• Information supplied
===

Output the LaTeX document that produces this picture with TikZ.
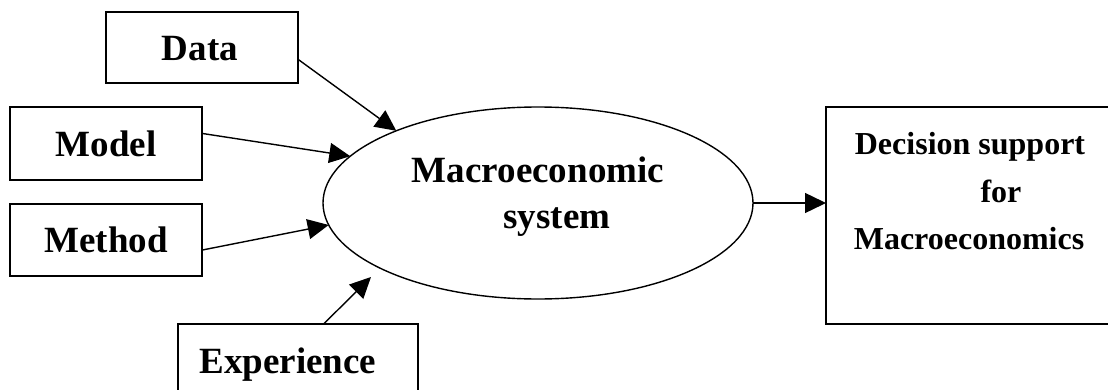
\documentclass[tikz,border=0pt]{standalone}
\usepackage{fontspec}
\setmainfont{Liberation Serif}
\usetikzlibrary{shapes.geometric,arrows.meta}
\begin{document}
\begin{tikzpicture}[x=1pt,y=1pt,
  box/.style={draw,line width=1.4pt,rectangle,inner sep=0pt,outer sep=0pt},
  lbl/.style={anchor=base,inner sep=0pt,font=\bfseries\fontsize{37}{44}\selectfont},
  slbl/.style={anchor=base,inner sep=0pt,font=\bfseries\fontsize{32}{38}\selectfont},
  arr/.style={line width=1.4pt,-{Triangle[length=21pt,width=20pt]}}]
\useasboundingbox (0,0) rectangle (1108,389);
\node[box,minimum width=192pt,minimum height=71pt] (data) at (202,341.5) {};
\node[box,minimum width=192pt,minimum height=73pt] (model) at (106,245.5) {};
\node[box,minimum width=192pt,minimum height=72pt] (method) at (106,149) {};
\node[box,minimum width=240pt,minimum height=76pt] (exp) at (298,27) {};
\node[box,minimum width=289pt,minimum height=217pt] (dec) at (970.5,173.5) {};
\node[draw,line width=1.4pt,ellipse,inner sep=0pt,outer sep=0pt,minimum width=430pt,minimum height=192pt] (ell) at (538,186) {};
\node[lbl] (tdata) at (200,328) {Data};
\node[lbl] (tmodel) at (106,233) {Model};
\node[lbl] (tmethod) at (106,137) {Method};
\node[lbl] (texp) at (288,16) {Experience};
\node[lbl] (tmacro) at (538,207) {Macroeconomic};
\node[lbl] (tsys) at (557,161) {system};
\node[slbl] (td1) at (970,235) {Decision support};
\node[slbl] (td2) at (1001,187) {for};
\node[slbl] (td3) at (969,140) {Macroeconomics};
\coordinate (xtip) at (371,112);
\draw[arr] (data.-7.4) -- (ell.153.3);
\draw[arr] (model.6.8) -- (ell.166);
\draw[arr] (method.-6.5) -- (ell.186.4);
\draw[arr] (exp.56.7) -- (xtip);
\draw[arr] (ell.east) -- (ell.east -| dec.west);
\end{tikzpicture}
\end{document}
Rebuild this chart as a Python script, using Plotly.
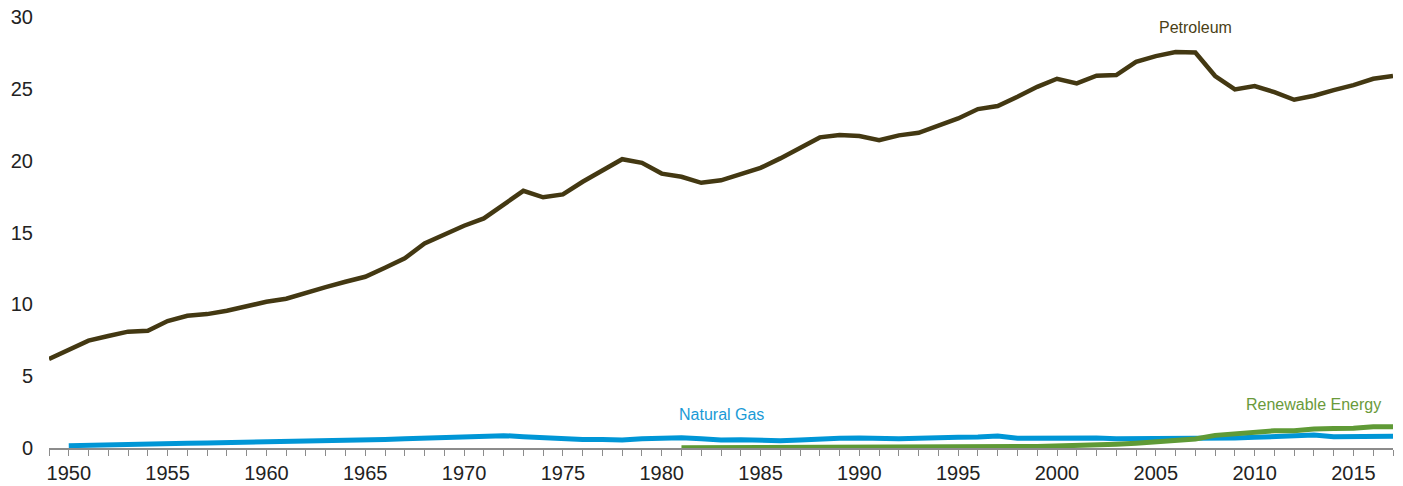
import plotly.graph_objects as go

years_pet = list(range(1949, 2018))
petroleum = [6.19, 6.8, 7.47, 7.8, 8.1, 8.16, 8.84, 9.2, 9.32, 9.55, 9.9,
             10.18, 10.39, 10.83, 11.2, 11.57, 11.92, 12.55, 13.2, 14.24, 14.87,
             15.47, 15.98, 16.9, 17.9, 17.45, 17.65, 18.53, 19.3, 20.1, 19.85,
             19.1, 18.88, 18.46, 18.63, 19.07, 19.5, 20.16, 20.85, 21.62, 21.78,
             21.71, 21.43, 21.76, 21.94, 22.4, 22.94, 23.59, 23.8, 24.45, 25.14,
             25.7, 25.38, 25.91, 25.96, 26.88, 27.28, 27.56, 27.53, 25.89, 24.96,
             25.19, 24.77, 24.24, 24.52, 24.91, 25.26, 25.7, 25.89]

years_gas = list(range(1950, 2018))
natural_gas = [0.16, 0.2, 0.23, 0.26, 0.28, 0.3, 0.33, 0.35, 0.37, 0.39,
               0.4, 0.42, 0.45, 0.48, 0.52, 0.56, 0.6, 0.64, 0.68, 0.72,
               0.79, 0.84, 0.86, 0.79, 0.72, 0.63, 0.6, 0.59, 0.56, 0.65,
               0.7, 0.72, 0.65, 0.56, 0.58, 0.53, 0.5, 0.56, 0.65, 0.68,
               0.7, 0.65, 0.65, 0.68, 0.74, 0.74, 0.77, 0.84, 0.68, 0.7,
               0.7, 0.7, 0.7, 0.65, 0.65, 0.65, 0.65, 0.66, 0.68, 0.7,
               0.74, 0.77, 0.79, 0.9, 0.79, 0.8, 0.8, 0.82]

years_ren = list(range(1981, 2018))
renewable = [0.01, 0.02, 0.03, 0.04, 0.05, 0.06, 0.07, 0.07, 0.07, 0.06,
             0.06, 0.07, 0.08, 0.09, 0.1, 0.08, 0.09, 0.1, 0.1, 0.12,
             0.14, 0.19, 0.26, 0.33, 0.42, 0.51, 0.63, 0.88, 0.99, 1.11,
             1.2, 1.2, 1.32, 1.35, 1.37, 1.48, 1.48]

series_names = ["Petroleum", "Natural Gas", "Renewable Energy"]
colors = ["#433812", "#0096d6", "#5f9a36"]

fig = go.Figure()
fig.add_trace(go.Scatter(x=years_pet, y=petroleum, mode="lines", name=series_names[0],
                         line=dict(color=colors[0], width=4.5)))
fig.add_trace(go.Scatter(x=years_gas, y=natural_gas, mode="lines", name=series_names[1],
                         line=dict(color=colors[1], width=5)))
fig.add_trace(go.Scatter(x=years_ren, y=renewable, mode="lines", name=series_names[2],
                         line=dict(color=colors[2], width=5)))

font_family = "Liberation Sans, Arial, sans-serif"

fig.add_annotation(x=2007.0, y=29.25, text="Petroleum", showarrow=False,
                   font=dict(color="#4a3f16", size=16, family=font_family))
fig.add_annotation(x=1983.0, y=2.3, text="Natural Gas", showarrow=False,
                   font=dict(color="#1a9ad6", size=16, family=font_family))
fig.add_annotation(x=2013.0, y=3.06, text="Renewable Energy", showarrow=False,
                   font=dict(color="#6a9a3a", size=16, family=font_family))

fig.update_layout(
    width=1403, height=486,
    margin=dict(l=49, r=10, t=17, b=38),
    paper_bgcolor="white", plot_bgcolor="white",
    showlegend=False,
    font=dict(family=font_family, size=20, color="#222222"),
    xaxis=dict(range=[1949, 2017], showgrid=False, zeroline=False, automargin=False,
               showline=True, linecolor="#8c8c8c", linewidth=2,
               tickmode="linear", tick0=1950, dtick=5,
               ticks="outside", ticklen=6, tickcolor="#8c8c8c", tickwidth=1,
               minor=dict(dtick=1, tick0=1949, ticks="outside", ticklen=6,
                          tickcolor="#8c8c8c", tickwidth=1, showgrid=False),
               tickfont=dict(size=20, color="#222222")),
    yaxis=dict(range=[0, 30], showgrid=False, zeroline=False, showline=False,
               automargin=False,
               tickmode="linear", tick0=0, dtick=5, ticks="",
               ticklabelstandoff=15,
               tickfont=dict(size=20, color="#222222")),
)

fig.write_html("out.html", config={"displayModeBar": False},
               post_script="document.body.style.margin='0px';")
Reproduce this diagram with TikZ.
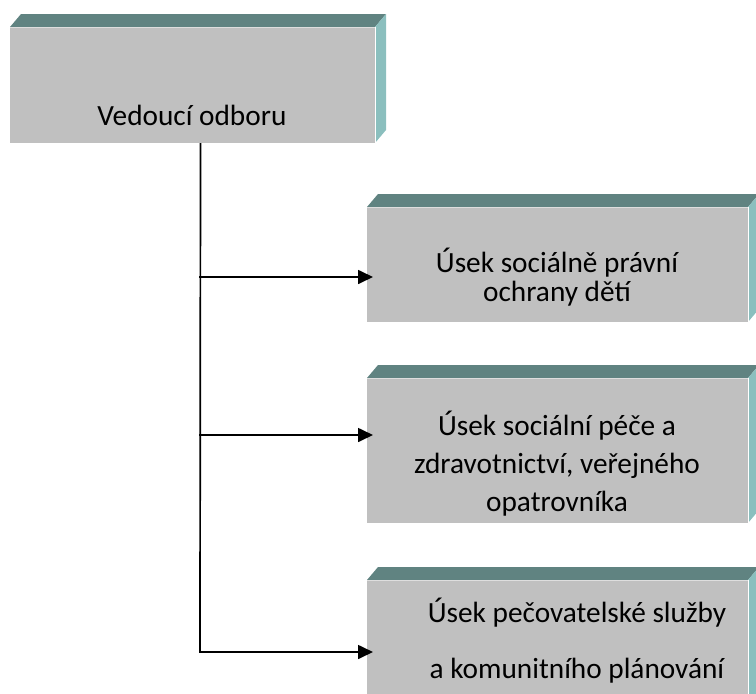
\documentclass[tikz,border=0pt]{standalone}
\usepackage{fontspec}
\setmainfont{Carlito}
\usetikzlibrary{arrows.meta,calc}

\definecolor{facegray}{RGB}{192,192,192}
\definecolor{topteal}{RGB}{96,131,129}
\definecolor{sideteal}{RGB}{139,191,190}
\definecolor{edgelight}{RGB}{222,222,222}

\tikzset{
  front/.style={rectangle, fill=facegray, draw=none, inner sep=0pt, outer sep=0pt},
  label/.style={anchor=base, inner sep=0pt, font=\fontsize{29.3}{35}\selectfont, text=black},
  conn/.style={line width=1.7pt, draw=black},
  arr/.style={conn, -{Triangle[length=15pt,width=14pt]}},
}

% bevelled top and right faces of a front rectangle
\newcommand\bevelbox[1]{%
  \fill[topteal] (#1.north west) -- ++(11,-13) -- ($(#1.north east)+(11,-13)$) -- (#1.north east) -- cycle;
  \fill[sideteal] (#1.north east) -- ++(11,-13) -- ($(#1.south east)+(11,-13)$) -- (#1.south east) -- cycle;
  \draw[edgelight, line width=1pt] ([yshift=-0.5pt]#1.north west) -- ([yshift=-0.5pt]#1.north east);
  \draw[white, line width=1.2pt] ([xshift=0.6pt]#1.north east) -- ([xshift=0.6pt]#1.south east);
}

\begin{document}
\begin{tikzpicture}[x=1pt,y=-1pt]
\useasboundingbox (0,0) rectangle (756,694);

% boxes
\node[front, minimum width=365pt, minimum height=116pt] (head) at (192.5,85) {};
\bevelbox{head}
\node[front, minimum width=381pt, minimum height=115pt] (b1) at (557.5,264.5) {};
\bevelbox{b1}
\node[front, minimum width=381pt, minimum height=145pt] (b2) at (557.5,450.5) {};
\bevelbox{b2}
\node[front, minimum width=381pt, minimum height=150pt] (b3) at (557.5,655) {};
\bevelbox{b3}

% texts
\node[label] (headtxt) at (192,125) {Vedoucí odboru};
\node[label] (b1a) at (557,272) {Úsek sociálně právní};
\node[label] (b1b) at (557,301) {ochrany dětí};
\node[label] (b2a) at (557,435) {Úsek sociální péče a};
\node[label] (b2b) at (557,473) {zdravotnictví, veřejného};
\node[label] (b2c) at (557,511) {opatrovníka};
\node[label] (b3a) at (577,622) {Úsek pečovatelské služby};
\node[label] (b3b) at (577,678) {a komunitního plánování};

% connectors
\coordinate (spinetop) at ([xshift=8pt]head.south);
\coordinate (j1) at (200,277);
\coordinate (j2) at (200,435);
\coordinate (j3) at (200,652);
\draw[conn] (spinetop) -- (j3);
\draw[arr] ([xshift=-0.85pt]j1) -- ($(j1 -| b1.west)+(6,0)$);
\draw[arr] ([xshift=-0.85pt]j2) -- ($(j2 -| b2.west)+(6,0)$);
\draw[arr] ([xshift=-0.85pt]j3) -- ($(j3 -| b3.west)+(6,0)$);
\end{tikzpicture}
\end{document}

===

Across the material above, how many lines include the string "with"? Only the number is wanted.

• Task answer
2